Write out the material exactly, leaving every picture behind.

[START DATA LISTING]

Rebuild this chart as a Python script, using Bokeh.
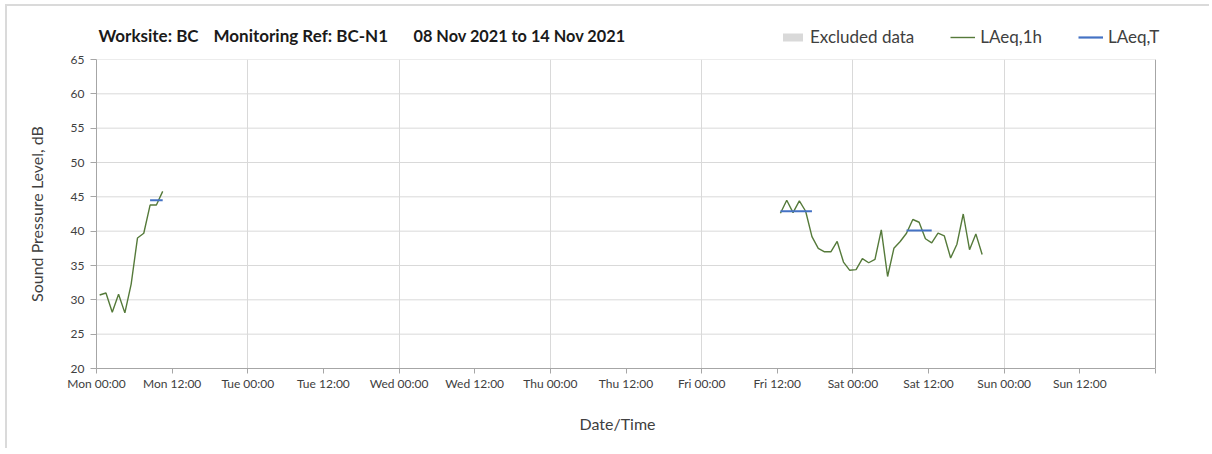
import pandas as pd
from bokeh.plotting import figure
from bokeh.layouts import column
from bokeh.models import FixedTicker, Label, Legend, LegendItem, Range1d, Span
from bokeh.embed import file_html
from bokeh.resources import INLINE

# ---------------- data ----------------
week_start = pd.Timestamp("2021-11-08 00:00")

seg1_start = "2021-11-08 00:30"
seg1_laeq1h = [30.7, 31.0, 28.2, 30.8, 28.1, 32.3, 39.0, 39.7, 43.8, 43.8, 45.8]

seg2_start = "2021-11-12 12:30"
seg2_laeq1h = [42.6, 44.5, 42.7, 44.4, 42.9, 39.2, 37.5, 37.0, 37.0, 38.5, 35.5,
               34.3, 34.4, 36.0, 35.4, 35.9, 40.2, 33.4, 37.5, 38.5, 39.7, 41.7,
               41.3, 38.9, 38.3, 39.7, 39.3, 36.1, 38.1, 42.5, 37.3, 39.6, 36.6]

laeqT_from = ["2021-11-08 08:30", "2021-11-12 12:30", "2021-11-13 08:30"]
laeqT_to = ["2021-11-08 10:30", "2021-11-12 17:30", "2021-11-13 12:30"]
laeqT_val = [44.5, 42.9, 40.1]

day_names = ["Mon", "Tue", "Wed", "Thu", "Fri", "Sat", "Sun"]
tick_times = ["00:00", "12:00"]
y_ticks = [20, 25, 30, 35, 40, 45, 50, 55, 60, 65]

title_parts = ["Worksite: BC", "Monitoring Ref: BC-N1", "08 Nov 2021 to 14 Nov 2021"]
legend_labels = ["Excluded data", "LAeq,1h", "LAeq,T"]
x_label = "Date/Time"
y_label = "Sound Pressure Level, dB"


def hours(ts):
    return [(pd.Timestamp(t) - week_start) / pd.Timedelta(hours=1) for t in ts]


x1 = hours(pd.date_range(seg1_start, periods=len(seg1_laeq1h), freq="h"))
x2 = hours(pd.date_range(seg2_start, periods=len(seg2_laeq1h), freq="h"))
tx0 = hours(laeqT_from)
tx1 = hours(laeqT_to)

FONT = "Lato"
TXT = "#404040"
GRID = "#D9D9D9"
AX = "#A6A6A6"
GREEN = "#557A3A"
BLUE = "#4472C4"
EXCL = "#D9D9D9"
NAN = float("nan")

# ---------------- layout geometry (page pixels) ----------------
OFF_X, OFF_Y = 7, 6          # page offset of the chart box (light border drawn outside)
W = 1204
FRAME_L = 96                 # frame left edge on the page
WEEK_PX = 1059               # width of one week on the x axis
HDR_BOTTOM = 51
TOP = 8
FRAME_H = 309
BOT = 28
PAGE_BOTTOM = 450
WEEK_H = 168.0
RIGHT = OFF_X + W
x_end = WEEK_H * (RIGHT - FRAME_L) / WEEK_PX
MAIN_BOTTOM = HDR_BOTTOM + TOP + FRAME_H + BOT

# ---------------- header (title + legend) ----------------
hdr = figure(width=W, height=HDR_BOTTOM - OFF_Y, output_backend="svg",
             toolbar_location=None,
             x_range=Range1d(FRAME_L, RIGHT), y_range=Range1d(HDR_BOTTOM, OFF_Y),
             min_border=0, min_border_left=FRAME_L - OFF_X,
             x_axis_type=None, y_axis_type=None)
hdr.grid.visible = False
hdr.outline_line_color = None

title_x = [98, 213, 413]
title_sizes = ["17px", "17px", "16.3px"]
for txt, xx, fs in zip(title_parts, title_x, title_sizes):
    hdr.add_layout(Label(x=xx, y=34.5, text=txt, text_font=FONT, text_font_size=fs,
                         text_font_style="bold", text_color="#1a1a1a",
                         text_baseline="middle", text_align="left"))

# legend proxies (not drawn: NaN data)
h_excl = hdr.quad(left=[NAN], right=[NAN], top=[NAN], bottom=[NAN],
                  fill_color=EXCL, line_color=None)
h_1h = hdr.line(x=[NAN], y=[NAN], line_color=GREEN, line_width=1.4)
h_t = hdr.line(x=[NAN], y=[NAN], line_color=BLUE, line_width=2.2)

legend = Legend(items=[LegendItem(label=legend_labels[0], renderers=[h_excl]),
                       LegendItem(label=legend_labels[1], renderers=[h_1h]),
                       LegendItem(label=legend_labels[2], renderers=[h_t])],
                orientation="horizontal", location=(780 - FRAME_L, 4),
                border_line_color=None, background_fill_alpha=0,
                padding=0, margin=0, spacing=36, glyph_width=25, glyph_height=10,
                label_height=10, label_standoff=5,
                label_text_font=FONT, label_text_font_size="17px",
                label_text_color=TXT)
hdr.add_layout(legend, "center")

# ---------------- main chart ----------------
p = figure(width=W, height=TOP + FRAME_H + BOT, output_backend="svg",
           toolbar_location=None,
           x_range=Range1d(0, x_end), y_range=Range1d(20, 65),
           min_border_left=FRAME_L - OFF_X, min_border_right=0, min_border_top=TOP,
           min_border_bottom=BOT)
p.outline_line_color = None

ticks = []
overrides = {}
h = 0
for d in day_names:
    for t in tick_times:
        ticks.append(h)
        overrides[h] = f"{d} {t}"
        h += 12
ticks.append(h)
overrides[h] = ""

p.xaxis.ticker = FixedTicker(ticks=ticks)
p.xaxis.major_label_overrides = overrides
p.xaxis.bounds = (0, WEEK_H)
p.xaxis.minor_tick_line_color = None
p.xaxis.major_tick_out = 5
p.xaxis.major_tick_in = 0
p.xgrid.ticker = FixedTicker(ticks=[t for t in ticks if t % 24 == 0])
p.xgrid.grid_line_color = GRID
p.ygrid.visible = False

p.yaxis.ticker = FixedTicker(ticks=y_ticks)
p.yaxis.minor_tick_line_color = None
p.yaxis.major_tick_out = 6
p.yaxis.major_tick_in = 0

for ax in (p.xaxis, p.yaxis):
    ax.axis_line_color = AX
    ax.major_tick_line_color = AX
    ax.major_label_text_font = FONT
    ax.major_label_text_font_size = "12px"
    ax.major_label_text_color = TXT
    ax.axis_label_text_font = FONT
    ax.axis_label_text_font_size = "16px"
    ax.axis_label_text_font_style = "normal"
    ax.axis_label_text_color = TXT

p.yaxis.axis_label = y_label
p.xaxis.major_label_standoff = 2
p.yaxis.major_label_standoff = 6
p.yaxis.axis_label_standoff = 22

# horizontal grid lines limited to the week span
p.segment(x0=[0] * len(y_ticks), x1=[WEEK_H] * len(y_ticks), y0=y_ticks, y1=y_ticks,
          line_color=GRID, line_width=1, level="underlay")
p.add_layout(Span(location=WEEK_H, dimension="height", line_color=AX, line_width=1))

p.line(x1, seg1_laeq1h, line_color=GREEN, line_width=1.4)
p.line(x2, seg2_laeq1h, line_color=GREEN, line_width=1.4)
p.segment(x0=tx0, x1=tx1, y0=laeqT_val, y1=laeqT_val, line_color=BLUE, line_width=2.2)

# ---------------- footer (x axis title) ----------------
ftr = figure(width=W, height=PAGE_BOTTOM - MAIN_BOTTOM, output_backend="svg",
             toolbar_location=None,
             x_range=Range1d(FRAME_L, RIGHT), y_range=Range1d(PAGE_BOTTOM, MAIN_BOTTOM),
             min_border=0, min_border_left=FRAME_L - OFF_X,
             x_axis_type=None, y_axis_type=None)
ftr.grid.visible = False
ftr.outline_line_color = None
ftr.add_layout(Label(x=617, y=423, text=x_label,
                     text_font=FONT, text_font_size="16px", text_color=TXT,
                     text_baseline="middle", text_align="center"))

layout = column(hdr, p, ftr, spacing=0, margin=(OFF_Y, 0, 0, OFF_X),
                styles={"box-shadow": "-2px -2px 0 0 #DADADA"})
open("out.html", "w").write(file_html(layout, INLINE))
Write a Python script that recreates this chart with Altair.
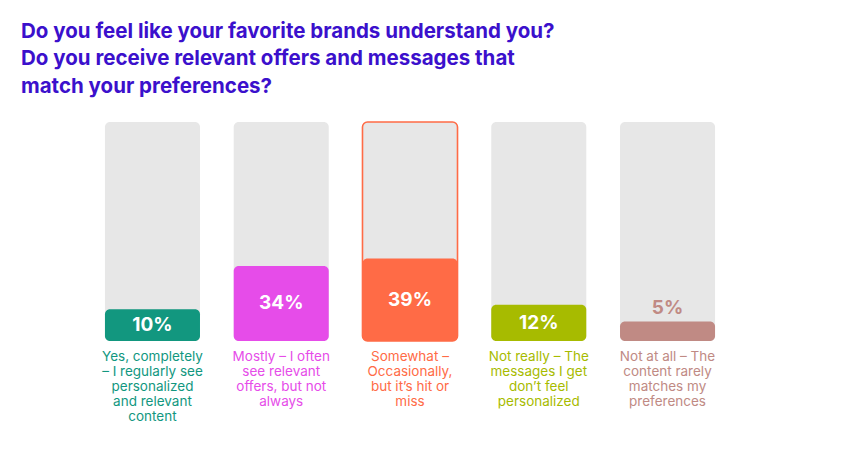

[END DATA LISTING]

ANSWER TO THIS PROBLEM =>
Rebuild this chart as a Python script, using Bokeh.
import pandas as pd
from bokeh.plotting import figure
from bokeh.layouts import column
from bokeh.models import FixedTicker, Label, Legend, LegendItem, Range1d, Span
from bokeh.embed import file_html
from bokeh.resources import INLINE

# ---------------- data ----------------
week_start = pd.Timestamp("2021-11-08 00:00")

seg1_start = "2021-11-08 00:30"
seg1_laeq1h = [30.7, 31.0, 28.2, 30.8, 28.1, 32.3, 39.0, 39.7, 43.8, 43.8, 45.8]

seg2_start = "2021-11-12 12:30"
seg2_laeq1h = [42.6, 44.5, 42.7, 44.4, 42.9, 39.2, 37.5, 37.0, 37.0, 38.5, 35.5,
               34.3, 34.4, 36.0, 35.4, 35.9, 40.2, 33.4, 37.5, 38.5, 39.7, 41.7,
               41.3, 38.9, 38.3, 39.7, 39.3, 36.1, 38.1, 42.5, 37.3, 39.6, 36.6]

laeqT_from = ["2021-11-08 08:30", "2021-11-12 12:30", "2021-11-13 08:30"]
laeqT_to = ["2021-11-08 10:30", "2021-11-12 17:30", "2021-11-13 12:30"]
laeqT_val = [44.5, 42.9, 40.1]

day_names = ["Mon", "Tue", "Wed", "Thu", "Fri", "Sat", "Sun"]
tick_times = ["00:00", "12:00"]
y_ticks = [20, 25, 30, 35, 40, 45, 50, 55, 60, 65]

title_parts = ["Worksite: BC", "Monitoring Ref: BC-N1", "08 Nov 2021 to 14 Nov 2021"]
legend_labels = ["Excluded data", "LAeq,1h", "LAeq,T"]
x_label = "Date/Time"
y_label = "Sound Pressure Level, dB"


def hours(ts):
    return [(pd.Timestamp(t) - week_start) / pd.Timedelta(hours=1) for t in ts]


x1 = hours(pd.date_range(seg1_start, periods=len(seg1_laeq1h), freq="h"))
x2 = hours(pd.date_range(seg2_start, periods=len(seg2_laeq1h), freq="h"))
tx0 = hours(laeqT_from)
tx1 = hours(laeqT_to)

FONT = "Lato"
TXT = "#404040"
GRID = "#D9D9D9"
AX = "#A6A6A6"
GREEN = "#557A3A"
BLUE = "#4472C4"
EXCL = "#D9D9D9"
NAN = float("nan")

# ---------------- layout geometry (page pixels) ----------------
OFF_X, OFF_Y = 7, 6          # page offset of the chart box (light border drawn outside)
W = 1204
FRAME_L = 96                 # frame left edge on the page
WEEK_PX = 1059               # width of one week on the x axis
HDR_BOTTOM = 51
TOP = 8
FRAME_H = 309
BOT = 28
PAGE_BOTTOM = 450
WEEK_H = 168.0
RIGHT = OFF_X + W
x_end = WEEK_H * (RIGHT - FRAME_L) / WEEK_PX
MAIN_BOTTOM = HDR_BOTTOM + TOP + FRAME_H + BOT

# ---------------- header (title + legend) ----------------
hdr = figure(width=W, height=HDR_BOTTOM - OFF_Y, output_backend="svg",
             toolbar_location=None,
             x_range=Range1d(FRAME_L, RIGHT), y_range=Range1d(HDR_BOTTOM, OFF_Y),
             min_border=0, min_border_left=FRAME_L - OFF_X,
             x_axis_type=None, y_axis_type=None)
hdr.grid.visible = False
hdr.outline_line_color = None

title_x = [98, 213, 413]
title_sizes = ["17px", "17px", "16.3px"]
for txt, xx, fs in zip(title_parts, title_x, title_sizes):
    hdr.add_layout(Label(x=xx, y=34.5, text=txt, text_font=FONT, text_font_size=fs,
                         text_font_style="bold", text_color="#1a1a1a",
                         text_baseline="middle", text_align="left"))

# legend proxies (not drawn: NaN data)
h_excl = hdr.quad(left=[NAN], right=[NAN], top=[NAN], bottom=[NAN],
                  fill_color=EXCL, line_color=None)
h_1h = hdr.line(x=[NAN], y=[NAN], line_color=GREEN, line_width=1.4)
h_t = hdr.line(x=[NAN], y=[NAN], line_color=BLUE, line_width=2.2)

legend = Legend(items=[LegendItem(label=legend_labels[0], renderers=[h_excl]),
                       LegendItem(label=legend_labels[1], renderers=[h_1h]),
                       LegendItem(label=legend_labels[2], renderers=[h_t])],
                orientation="horizontal", location=(780 - FRAME_L, 4),
                border_line_color=None, background_fill_alpha=0,
                padding=0, margin=0, spacing=36, glyph_width=25, glyph_height=10,
                label_height=10, label_standoff=5,
                label_text_font=FONT, label_text_font_size="17px",
                label_text_color=TXT)
hdr.add_layout(legend, "center")

# ---------------- main chart ----------------
p = figure(width=W, height=TOP + FRAME_H + BOT, output_backend="svg",
           toolbar_location=None,
           x_range=Range1d(0, x_end), y_range=Range1d(20, 65),
           min_border_left=FRAME_L - OFF_X, min_border_right=0, min_border_top=TOP,
           min_border_bottom=BOT)
p.outline_line_color = None

ticks = []
overrides = {}
h = 0
for d in day_names:
    for t in tick_times:
        ticks.append(h)
        overrides[h] = f"{d} {t}"
        h += 12
ticks.append(h)
overrides[h] = ""

p.xaxis.ticker = FixedTicker(ticks=ticks)
p.xaxis.major_label_overrides = overrides
p.xaxis.bounds = (0, WEEK_H)
p.xaxis.minor_tick_line_color = None
p.xaxis.major_tick_out = 5
p.xaxis.major_tick_in = 0
p.xgrid.ticker = FixedTicker(ticks=[t for t in ticks if t % 24 == 0])
p.xgrid.grid_line_color = GRID
p.ygrid.visible = False

p.yaxis.ticker = FixedTicker(ticks=y_ticks)
p.yaxis.minor_tick_line_color = None
p.yaxis.major_tick_out = 6
p.yaxis.major_tick_in = 0

for ax in (p.xaxis, p.yaxis):
    ax.axis_line_color = AX
    ax.major_tick_line_color = AX
    ax.major_label_text_font = FONT
    ax.major_label_text_font_size = "12px"
    ax.major_label_text_color = TXT
    ax.axis_label_text_font = FONT
    ax.axis_label_text_font_size = "16px"
    ax.axis_label_text_font_style = "normal"
    ax.axis_label_text_color = TXT

p.yaxis.axis_label = y_label
p.xaxis.major_label_standoff = 2
p.yaxis.major_label_standoff = 6
p.yaxis.axis_label_standoff = 22

# horizontal grid lines limited to the week span
p.segment(x0=[0] * len(y_ticks), x1=[WEEK_H] * len(y_ticks), y0=y_ticks, y1=y_ticks,
          line_color=GRID, line_width=1, level="underlay")
p.add_layout(Span(location=WEEK_H, dimension="height", line_color=AX, line_width=1))

p.line(x1, seg1_laeq1h, line_color=GREEN, line_width=1.4)
p.line(x2, seg2_laeq1h, line_color=GREEN, line_width=1.4)
p.segment(x0=tx0, x1=tx1, y0=laeqT_val, y1=laeqT_val, line_color=BLUE, line_width=2.2)

# ---------------- footer (x axis title) ----------------
ftr = figure(width=W, height=PAGE_BOTTOM - MAIN_BOTTOM, output_backend="svg",
             toolbar_location=None,
             x_range=Range1d(FRAME_L, RIGHT), y_range=Range1d(PAGE_BOTTOM, MAIN_BOTTOM),
             min_border=0, min_border_left=FRAME_L - OFF_X,
             x_axis_type=None, y_axis_type=None)
ftr.grid.visible = False
ftr.outline_line_color = None
ftr.add_layout(Label(x=617, y=423, text=x_label,
                     text_font=FONT, text_font_size="16px", text_color=TXT,
                     text_baseline="middle", text_align="center"))

layout = column(hdr, p, ftr, spacing=0, margin=(OFF_Y, 0, 0, OFF_X),
                styles={"box-shadow": "-2px -2px 0 0 #DADADA"})
open("out.html", "w").write(file_html(layout, INLINE))
Write a Python script that recreates this chart with Altair.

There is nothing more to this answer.